§ THE REQUEST: All the data should be repeated exactly. Any image in it is left out.

§ MATERIAL:
+---+

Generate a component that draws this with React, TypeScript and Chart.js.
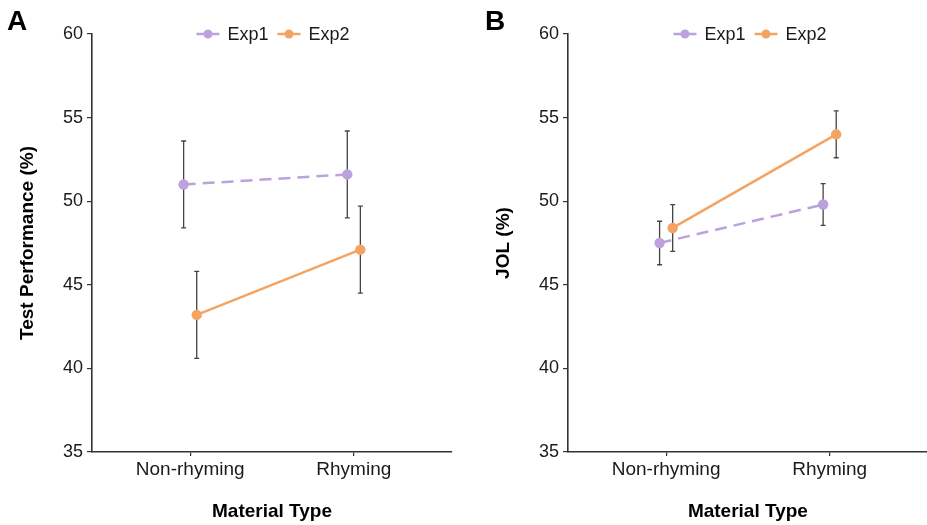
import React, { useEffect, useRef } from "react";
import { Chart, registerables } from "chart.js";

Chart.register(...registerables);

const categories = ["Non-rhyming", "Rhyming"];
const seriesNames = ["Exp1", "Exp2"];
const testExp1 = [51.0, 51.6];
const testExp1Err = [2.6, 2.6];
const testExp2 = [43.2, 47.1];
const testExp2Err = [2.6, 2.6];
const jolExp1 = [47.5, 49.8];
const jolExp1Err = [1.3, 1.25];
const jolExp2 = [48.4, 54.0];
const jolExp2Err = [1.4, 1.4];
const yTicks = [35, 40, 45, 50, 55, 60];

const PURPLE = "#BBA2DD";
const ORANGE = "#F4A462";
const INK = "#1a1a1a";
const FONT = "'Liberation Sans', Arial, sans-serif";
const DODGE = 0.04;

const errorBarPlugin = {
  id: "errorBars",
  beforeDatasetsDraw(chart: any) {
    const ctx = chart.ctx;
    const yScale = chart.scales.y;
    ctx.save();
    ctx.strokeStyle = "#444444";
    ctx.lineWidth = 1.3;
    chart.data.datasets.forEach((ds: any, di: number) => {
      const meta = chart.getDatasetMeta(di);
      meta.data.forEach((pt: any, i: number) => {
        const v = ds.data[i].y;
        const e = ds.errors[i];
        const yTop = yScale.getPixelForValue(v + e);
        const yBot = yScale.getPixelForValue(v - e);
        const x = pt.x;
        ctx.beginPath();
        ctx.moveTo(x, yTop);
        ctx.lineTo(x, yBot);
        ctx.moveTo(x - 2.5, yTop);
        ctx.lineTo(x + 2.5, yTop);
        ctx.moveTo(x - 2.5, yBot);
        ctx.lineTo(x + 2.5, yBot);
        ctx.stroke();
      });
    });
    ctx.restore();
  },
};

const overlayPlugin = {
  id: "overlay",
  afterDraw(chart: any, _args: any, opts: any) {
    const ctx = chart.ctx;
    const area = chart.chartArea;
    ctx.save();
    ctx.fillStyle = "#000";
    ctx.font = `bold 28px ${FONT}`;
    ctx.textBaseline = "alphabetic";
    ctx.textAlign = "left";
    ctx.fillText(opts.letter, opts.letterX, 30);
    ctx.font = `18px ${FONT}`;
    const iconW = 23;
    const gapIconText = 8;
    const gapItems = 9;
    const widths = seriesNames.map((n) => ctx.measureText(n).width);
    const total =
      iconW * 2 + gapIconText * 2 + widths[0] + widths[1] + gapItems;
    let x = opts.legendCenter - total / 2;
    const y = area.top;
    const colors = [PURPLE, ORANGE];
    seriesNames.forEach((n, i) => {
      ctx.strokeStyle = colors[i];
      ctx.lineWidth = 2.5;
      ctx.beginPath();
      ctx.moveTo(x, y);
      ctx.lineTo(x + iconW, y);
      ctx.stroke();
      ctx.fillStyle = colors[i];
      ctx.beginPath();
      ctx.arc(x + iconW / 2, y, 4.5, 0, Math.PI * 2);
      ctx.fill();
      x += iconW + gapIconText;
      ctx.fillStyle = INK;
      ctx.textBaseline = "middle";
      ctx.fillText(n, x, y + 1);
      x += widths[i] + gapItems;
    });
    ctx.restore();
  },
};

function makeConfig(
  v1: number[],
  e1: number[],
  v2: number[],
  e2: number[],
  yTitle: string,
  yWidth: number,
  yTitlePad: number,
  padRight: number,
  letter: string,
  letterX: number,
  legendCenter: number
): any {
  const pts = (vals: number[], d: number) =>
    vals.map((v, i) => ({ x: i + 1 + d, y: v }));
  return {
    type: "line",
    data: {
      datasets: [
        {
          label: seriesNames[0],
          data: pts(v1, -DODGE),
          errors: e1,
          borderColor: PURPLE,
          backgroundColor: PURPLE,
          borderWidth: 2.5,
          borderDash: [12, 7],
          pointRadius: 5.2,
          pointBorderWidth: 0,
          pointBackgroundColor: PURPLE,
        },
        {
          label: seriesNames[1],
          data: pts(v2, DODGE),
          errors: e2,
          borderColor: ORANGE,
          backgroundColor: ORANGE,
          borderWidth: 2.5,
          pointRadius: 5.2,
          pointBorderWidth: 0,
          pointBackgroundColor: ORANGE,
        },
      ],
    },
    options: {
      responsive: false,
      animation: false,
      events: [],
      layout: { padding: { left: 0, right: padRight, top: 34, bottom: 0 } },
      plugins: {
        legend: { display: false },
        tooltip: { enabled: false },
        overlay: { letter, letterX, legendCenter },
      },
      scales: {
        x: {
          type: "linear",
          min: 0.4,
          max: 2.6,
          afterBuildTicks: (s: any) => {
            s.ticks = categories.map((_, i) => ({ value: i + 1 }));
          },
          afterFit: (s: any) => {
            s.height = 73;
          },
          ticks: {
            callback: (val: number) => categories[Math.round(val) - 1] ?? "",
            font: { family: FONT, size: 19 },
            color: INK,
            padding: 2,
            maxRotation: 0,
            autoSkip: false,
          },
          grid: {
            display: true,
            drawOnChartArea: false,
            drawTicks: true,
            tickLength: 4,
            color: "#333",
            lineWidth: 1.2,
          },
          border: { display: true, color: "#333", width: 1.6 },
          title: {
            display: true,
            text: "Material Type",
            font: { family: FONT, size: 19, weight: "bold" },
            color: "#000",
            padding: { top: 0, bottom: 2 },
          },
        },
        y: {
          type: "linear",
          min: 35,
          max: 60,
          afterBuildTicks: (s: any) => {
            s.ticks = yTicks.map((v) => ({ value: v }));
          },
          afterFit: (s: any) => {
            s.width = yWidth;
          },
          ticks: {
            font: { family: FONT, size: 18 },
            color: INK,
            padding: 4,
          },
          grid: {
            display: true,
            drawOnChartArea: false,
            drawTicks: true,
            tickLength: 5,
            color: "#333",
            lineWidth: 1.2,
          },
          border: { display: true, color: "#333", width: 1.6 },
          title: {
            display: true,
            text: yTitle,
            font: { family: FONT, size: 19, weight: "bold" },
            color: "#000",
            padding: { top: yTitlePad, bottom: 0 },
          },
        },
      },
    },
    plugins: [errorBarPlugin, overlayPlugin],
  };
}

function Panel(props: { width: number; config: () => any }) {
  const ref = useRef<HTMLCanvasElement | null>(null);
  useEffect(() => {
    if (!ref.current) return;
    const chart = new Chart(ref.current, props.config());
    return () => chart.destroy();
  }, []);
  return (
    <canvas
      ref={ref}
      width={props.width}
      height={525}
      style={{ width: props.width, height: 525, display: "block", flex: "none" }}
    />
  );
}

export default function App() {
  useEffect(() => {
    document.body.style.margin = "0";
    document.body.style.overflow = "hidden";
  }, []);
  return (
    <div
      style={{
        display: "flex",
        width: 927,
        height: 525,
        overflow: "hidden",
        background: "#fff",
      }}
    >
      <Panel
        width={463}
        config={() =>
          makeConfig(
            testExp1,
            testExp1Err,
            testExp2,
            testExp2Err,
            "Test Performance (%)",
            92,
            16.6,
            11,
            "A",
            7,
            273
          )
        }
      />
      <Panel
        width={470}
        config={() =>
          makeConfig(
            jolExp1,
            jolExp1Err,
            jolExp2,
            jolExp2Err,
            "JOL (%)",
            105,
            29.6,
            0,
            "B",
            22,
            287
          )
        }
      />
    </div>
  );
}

+---+

§ RESULT OF THIS TASK:
Generate a component that draws this with React, TypeScript and Chart.js.
import React, { useEffect, useRef } from "react";
import { Chart, registerables } from "chart.js";

Chart.register(...registerables);

const categories = ["Non-rhyming", "Rhyming"];
const seriesNames = ["Exp1", "Exp2"];
const testExp1 = [51.0, 51.6];
const testExp1Err = [2.6, 2.6];
const testExp2 = [43.2, 47.1];
const testExp2Err = [2.6, 2.6];
const jolExp1 = [47.5, 49.8];
const jolExp1Err = [1.3, 1.25];
const jolExp2 = [48.4, 54.0];
const jolExp2Err = [1.4, 1.4];
const yTicks = [35, 40, 45, 50, 55, 60];

const PURPLE = "#BBA2DD";
const ORANGE = "#F4A462";
const INK = "#1a1a1a";
const FONT = "'Liberation Sans', Arial, sans-serif";
const DODGE = 0.04;

const errorBarPlugin = {
  id: "errorBars",
  beforeDatasetsDraw(chart: any) {
    const ctx = chart.ctx;
    const yScale = chart.scales.y;
    ctx.save();
    ctx.strokeStyle = "#444444";
    ctx.lineWidth = 1.3;
    chart.data.datasets.forEach((ds: any, di: number) => {
      const meta = chart.getDatasetMeta(di);
      meta.data.forEach((pt: any, i: number) => {
        const v = ds.data[i].y;
        const e = ds.errors[i];
        const yTop = yScale.getPixelForValue(v + e);
        const yBot = yScale.getPixelForValue(v - e);
        const x = pt.x;
        ctx.beginPath();
        ctx.moveTo(x, yTop);
        ctx.lineTo(x, yBot);
        ctx.moveTo(x - 2.5, yTop);
        ctx.lineTo(x + 2.5, yTop);
        ctx.moveTo(x - 2.5, yBot);
        ctx.lineTo(x + 2.5, yBot);
        ctx.stroke();
      });
    });
    ctx.restore();
  },
};

const overlayPlugin = {
  id: "overlay",
  afterDraw(chart: any, _args: any, opts: any) {
    const ctx = chart.ctx;
    const area = chart.chartArea;
    ctx.save();
    ctx.fillStyle = "#000";
    ctx.font = `bold 28px ${FONT}`;
    ctx.textBaseline = "alphabetic";
    ctx.textAlign = "left";
    ctx.fillText(opts.letter, opts.letterX, 30);
    ctx.font = `18px ${FONT}`;
    const iconW = 23;
    const gapIconText = 8;
    const gapItems = 9;
    const widths = seriesNames.map((n) => ctx.measureText(n).width);
    const total =
      iconW * 2 + gapIconText * 2 + widths[0] + widths[1] + gapItems;
    let x = opts.legendCenter - total / 2;
    const y = area.top;
    const colors = [PURPLE, ORANGE];
    seriesNames.forEach((n, i) => {
      ctx.strokeStyle = colors[i];
      ctx.lineWidth = 2.5;
      ctx.beginPath();
      ctx.moveTo(x, y);
      ctx.lineTo(x + iconW, y);
      ctx.stroke();
      ctx.fillStyle = colors[i];
      ctx.beginPath();
      ctx.arc(x + iconW / 2, y, 4.5, 0, Math.PI * 2);
      ctx.fill();
      x += iconW + gapIconText;
      ctx.fillStyle = INK;
      ctx.textBaseline = "middle";
      ctx.fillText(n, x, y + 1);
      x += widths[i] + gapItems;
    });
    ctx.restore();
  },
};

function makeConfig(
  v1: number[],
  e1: number[],
  v2: number[],
  e2: number[],
  yTitle: string,
  yWidth: number,
  yTitlePad: number,
  padRight: number,
  letter: string,
  letterX: number,
  legendCenter: number
): any {
  const pts = (vals: number[], d: number) =>
    vals.map((v, i) => ({ x: i + 1 + d, y: v }));
  return {
    type: "line",
    data: {
      datasets: [
        {
          label: seriesNames[0],
          data: pts(v1, -DODGE),
          errors: e1,
          borderColor: PURPLE,
          backgroundColor: PURPLE,
          borderWidth: 2.5,
          borderDash: [12, 7],
          pointRadius: 5.2,
          pointBorderWidth: 0,
          pointBackgroundColor: PURPLE,
        },
        {
          label: seriesNames[1],
          data: pts(v2, DODGE),
          errors: e2,
          borderColor: ORANGE,
          backgroundColor: ORANGE,
          borderWidth: 2.5,
          pointRadius: 5.2,
          pointBorderWidth: 0,
          pointBackgroundColor: ORANGE,
        },
      ],
    },
    options: {
      responsive: false,
      animation: false,
      events: [],
      layout: { padding: { left: 0, right: padRight, top: 34, bottom: 0 } },
      plugins: {
        legend: { display: false },
        tooltip: { enabled: false },
        overlay: { letter, letterX, legendCenter },
      },
      scales: {
        x: {
          type: "linear",
          min: 0.4,
          max: 2.6,
          afterBuildTicks: (s: any) => {
            s.ticks = categories.map((_, i) => ({ value: i + 1 }));
          },
          afterFit: (s: any) => {
            s.height = 73;
          },
          ticks: {
            callback: (val: number) => categories[Math.round(val) - 1] ?? "",
            font: { family: FONT, size: 19 },
            color: INK,
            padding: 2,
            maxRotation: 0,
            autoSkip: false,
          },
          grid: {
            display: true,
            drawOnChartArea: false,
            drawTicks: true,
            tickLength: 4,
            color: "#333",
            lineWidth: 1.2,
          },
          border: { display: true, color: "#333", width: 1.6 },
          title: {
            display: true,
            text: "Material Type",
            font: { family: FONT, size: 19, weight: "bold" },
            color: "#000",
            padding: { top: 0, bottom: 2 },
          },
        },
        y: {
          type: "linear",
          min: 35,
          max: 60,
          afterBuildTicks: (s: any) => {
            s.ticks = yTicks.map((v) => ({ value: v }));
          },
          afterFit: (s: any) => {
            s.width = yWidth;
          },
          ticks: {
            font: { family: FONT, size: 18 },
            color: INK,
            padding: 4,
          },
          grid: {
            display: true,
            drawOnChartArea: false,
            drawTicks: true,
            tickLength: 5,
            color: "#333",
            lineWidth: 1.2,
          },
          border: { display: true, color: "#333", width: 1.6 },
          title: {
            display: true,
            text: yTitle,
            font: { family: FONT, size: 19, weight: "bold" },
            color: "#000",
            padding: { top: yTitlePad, bottom: 0 },
          },
        },
      },
    },
    plugins: [errorBarPlugin, overlayPlugin],
  };
}

function Panel(props: { width: number; config: () => any }) {
  const ref = useRef<HTMLCanvasElement | null>(null);
  useEffect(() => {
    if (!ref.current) return;
    const chart = new Chart(ref.current, props.config());
    return () => chart.destroy();
  }, []);
  return (
    <canvas
      ref={ref}
      width={props.width}
      height={525}
      style={{ width: props.width, height: 525, display: "block", flex: "none" }}
    />
  );
}

export default function App() {
  useEffect(() => {
    document.body.style.margin = "0";
    document.body.style.overflow = "hidden";
  }, []);
  return (
    <div
      style={{
        display: "flex",
        width: 927,
        height: 525,
        overflow: "hidden",
        background: "#fff",
      }}
    >
      <Panel
        width={463}
        config={() =>
          makeConfig(
            testExp1,
            testExp1Err,
            testExp2,
            testExp2Err,
            "Test Performance (%)",
            92,
            16.6,
            11,
            "A",
            7,
            273
          )
        }
      />
      <Panel
        width={470}
        config={() =>
          makeConfig(
            jolExp1,
            jolExp1Err,
            jolExp2,
            jolExp2Err,
            "JOL (%)",
            105,
            29.6,
            0,
            "B",
            22,
            287
          )
        }
      />
    </div>
  );
}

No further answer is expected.